At the time of the interview, he had just returned from BT’s Sustainability Festival, an event he said was designed to “bring sustainability to life”. There, customers were able to touch, feel and experience sustainability technology, understand how it works in a live environment and whether it's applicable for them in their environment – yet another opportunity for Khan to “have those conversations”.

Operating on a devolved power model

Asked about the lessons he would share with other Chief Sustainability Officers or Heads of Sustainability, Khan warns against letting sustainability become a tick box exercise as teams are forced to comply with an increasing number of standards and regulations. “If it’s about ‘how do you comply’, there's a bigger risk that then you treat your organisation as a silo.
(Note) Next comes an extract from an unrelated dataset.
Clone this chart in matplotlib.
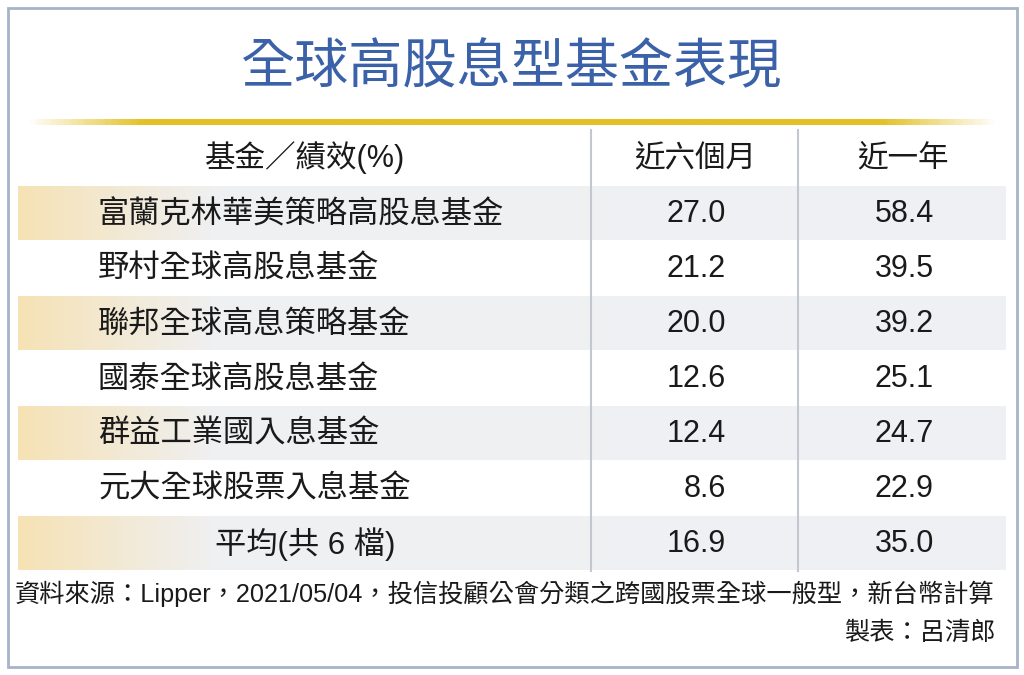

And so really, for me, one of the biggest lessons would be that it's still very important to spend time with customers and partners, because everyone is part of a broader ecosystem. If we're not speaking, if we're not understanding each other, then we're not going to progress.”

In a perfect world, he would like to see the CSO community operate on “a devolved power model”, where the sustainability team provides the support and the tools for other parts of the organisation to deliver sustainability, “ because that's when you actually get scale”.

He points out that sustainability teams are not the people who are on the ground, delivering sustainability. Instead, their role is to empower others: “Like a CIO in an organisation to make sure that when they're digitally transforming, they understand why sustainability is important, but they're also given the right tools and metrics to make sure that they are building in sustainability as part of the organisation. Same with the operational business, if someone is managing fleet or property for the company, then what do they need to know about being sustainable in their role?”

Khan himself reports to BT Business Chief Operating Officer Kerry Small, which gives him an opportunity to “influence horizontally”, helping the departments within the COO’s remit (including product, strategy and marketing) to integrate sustainability. “It’s not very normal for organisations to do that. But is it working for us? Absolutely,” he notes.

He and his six-person team have a budget, but in a clear example of his preferred devolved power model, each of these departments also get to apply for their own sustainability budget every year. “I could do that centrally and say, I'll ask for X million per year, which covers [sustainability for] the whole business. Or it's probably better for the product teams and marketing teams to be more embedded and more accountable to sustainability, by asking for the budget themselves, but backed by me signing off on the sustainability piece.”

Khan sees this as a great way to embed sustainability throughout BT’s entire business, to the point where he thinks his role should no longer exist in 10 years. “There's some parts that will always exist, for example, you will always always need people who can understand compliance and report on sustainability. But people like me, who are trying to encourage product managers and marketing teams to build a next generation of products quantifying sustainability, that should become the norm. So why should I be in a role in 10 years doing that?”